For the avoidance of doubt, all cock pheasants are called Colin, and all female pheasants are called Clarissa. It’s just the way things are.
Lost more birdsong, and the appearance of a mirror that is destined for a Tip Run. In the meantime, Colin has issues. I won’t deny it, I feel a bit bad about that. But it’s outweighed by the amusement factor.
And there’s a new cat. An unknown unknown. There’s our three, then a few locals we recognise … and a new floof.
We often hear them, but rarely see them. Apart from this footage from the trailcam from the recent snowy weather. I find it slightly alarming to look at, but knowing the owl is where the water is, (or an unfortunate rodent looking for same water), I’m assuming everything is ok.

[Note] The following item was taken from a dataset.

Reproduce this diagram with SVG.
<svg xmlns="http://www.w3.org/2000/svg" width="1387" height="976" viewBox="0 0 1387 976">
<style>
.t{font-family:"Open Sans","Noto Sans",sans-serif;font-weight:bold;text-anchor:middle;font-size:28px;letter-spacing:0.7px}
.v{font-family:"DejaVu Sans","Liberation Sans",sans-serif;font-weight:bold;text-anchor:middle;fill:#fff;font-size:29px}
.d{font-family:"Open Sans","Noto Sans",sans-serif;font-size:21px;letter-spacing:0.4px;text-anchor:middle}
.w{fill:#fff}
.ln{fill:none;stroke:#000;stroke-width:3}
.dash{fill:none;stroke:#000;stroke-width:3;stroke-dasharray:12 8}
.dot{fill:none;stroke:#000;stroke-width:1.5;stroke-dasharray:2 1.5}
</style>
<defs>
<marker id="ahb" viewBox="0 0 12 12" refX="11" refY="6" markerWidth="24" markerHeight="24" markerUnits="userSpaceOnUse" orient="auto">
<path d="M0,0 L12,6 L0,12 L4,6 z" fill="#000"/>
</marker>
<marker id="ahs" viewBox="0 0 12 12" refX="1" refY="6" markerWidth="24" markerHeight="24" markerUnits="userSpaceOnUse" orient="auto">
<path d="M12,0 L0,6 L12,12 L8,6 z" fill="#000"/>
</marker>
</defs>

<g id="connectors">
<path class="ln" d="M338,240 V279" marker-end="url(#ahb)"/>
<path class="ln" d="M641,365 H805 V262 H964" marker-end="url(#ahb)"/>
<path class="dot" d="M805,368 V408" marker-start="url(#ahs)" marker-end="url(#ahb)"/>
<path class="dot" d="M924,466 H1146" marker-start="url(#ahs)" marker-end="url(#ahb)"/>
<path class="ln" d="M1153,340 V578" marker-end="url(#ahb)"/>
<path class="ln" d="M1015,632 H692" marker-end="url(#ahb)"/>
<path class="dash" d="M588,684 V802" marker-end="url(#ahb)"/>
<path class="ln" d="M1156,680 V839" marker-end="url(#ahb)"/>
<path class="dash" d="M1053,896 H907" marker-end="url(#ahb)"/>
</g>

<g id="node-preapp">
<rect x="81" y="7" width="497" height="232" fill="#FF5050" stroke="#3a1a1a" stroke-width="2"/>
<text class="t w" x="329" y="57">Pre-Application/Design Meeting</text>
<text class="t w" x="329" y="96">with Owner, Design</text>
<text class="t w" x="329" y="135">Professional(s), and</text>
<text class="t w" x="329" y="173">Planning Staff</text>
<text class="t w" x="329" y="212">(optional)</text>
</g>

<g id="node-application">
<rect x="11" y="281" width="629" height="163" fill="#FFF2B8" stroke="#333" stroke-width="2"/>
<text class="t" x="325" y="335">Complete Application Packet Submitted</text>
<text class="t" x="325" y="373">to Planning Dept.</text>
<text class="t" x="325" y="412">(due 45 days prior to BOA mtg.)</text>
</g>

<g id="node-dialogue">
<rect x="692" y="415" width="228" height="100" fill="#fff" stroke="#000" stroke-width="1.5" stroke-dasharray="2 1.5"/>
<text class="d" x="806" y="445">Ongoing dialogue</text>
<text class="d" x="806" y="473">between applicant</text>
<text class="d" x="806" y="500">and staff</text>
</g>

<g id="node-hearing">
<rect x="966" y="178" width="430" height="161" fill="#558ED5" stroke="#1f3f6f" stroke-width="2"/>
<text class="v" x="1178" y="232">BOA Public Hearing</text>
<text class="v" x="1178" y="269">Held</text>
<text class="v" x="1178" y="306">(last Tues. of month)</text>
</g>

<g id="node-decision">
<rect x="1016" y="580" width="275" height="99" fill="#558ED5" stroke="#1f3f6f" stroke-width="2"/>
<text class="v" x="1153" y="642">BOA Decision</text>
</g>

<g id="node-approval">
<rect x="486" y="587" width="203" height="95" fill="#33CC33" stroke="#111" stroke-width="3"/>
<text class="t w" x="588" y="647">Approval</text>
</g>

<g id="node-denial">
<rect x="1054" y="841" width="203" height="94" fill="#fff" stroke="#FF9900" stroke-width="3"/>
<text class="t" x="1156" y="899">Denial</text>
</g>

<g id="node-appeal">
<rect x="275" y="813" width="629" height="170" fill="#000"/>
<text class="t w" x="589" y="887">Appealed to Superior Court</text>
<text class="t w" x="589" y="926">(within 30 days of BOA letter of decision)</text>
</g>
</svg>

It was in March 2018 when I saw my first redwing. The Beast from the East brought a blast of snow to Durham and suddenly there were strange birds in the garden. We had fieldfares too, and peering at the photos I realise I struggle to distinguish a fieldfare from a redwing from a song thrush. But I’m pretty sure they were all at the party.

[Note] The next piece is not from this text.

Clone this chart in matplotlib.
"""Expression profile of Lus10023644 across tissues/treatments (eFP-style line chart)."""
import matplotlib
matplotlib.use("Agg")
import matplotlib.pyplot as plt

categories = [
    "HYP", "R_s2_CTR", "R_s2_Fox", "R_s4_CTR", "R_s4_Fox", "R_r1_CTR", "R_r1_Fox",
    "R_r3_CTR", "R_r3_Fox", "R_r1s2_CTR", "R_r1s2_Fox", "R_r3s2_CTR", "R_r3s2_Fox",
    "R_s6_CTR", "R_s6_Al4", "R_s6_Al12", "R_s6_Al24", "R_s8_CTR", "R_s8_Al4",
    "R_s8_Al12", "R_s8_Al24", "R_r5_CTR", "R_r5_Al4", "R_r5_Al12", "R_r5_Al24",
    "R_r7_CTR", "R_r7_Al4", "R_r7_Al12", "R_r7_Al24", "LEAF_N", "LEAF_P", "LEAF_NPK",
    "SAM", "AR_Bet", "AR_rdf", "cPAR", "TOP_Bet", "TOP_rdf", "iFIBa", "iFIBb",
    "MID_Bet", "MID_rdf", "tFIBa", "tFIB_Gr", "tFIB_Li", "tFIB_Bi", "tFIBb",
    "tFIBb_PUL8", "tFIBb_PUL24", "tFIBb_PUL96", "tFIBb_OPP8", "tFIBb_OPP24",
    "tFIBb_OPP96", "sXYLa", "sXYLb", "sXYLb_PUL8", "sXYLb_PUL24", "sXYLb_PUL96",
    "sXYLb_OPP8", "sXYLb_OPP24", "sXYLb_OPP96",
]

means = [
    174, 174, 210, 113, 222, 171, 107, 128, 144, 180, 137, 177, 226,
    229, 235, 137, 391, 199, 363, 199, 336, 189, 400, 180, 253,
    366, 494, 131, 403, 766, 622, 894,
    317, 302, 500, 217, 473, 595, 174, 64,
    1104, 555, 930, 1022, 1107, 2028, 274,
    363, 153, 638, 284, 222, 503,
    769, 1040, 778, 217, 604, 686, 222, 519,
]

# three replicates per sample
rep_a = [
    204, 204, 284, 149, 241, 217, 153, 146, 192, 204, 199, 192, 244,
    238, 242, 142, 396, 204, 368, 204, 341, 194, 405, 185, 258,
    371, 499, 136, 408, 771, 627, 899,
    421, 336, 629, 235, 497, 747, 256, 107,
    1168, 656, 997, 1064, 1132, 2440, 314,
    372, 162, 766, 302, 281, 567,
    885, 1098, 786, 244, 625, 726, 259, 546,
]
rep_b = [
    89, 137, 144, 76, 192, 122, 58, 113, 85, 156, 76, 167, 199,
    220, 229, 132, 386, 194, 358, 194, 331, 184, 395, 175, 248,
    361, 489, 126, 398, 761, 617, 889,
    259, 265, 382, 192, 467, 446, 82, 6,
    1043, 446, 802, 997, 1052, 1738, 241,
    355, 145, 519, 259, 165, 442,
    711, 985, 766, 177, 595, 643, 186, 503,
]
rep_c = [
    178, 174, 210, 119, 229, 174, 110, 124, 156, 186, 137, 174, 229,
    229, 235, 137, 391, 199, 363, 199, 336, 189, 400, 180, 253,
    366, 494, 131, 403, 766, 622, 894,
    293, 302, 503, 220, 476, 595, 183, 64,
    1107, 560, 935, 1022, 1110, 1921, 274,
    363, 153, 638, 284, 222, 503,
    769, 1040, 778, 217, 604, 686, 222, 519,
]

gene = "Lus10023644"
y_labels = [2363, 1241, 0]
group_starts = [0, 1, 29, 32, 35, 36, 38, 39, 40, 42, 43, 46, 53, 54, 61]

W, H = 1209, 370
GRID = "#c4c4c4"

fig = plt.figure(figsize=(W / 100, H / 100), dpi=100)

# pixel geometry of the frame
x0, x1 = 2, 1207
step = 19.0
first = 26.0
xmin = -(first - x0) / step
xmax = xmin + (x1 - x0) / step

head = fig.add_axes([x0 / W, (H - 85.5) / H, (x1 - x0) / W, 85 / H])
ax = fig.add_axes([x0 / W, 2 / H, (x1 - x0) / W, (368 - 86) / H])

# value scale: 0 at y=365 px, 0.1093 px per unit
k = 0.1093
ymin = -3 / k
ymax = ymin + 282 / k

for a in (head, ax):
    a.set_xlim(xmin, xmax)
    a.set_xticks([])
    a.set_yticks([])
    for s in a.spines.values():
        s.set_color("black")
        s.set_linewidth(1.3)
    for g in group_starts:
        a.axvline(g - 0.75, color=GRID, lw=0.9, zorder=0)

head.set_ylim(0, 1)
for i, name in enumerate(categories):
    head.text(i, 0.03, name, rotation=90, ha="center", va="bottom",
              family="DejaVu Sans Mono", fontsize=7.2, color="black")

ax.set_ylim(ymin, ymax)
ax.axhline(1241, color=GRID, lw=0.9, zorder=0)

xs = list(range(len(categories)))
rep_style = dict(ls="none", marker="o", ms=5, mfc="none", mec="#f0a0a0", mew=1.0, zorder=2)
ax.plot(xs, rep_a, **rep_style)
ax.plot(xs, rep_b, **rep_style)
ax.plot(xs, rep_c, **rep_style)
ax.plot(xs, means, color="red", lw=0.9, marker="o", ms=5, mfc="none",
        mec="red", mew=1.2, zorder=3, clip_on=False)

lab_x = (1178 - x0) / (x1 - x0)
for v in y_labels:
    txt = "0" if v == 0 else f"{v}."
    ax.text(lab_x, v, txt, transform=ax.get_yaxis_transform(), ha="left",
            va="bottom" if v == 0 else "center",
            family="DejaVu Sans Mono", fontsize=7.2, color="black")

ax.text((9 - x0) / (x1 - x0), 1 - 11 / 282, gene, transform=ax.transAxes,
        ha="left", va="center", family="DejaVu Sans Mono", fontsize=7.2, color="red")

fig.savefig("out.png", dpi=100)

And now three years on I have a trailcam and I’m browsing through the video clips. It’s snowing again, and the redwings are back again. And blackbirds. Lots and lots and lots of blackbirds. And a hoolit. Out of nowhere, in the middle of the night. Everyone needs a drink of water it seems.
Another quiet couple of days. Good to see the wren and a thrush. A couple of female pheasants stirring up the leaves, and a magpie attacks an apple. And squirrels of course. There are always squirrels.
19 Nov 2020 to 01 Dec 2020
A new spot for the trailcam. I decided to see how much it would see on the bird feeders. It took a few attempts as it’s quite hard to find a decent mount point, that’s stable and doesn’t blow around in the wind. It’s been an interesting diversion but on the whole not as interesting as I thought. Focus is problematic as the camera often wants to focus on the distance as the birds are two small. Squirrels seem ok!
Another complication was noticeable if the camera was tilted up a little. I think condensation or water is more likely to cover the lens when it’s angled upwards and this messes up the picture quality.
That aside, not a lot of surprises. Nice if you like squirrels. Grey ones. The occasional magpie, woodpecker and sometimes a nice flurry of tree sparrows. But on the whole no drama.
I think I’ll move it tomorrow. Nothing much of interest in its current spot: Squirrel Corner. Squirrels, magpies, a brief glimpse of a wren, more squirrels, and Mr and Mrs Pheasant.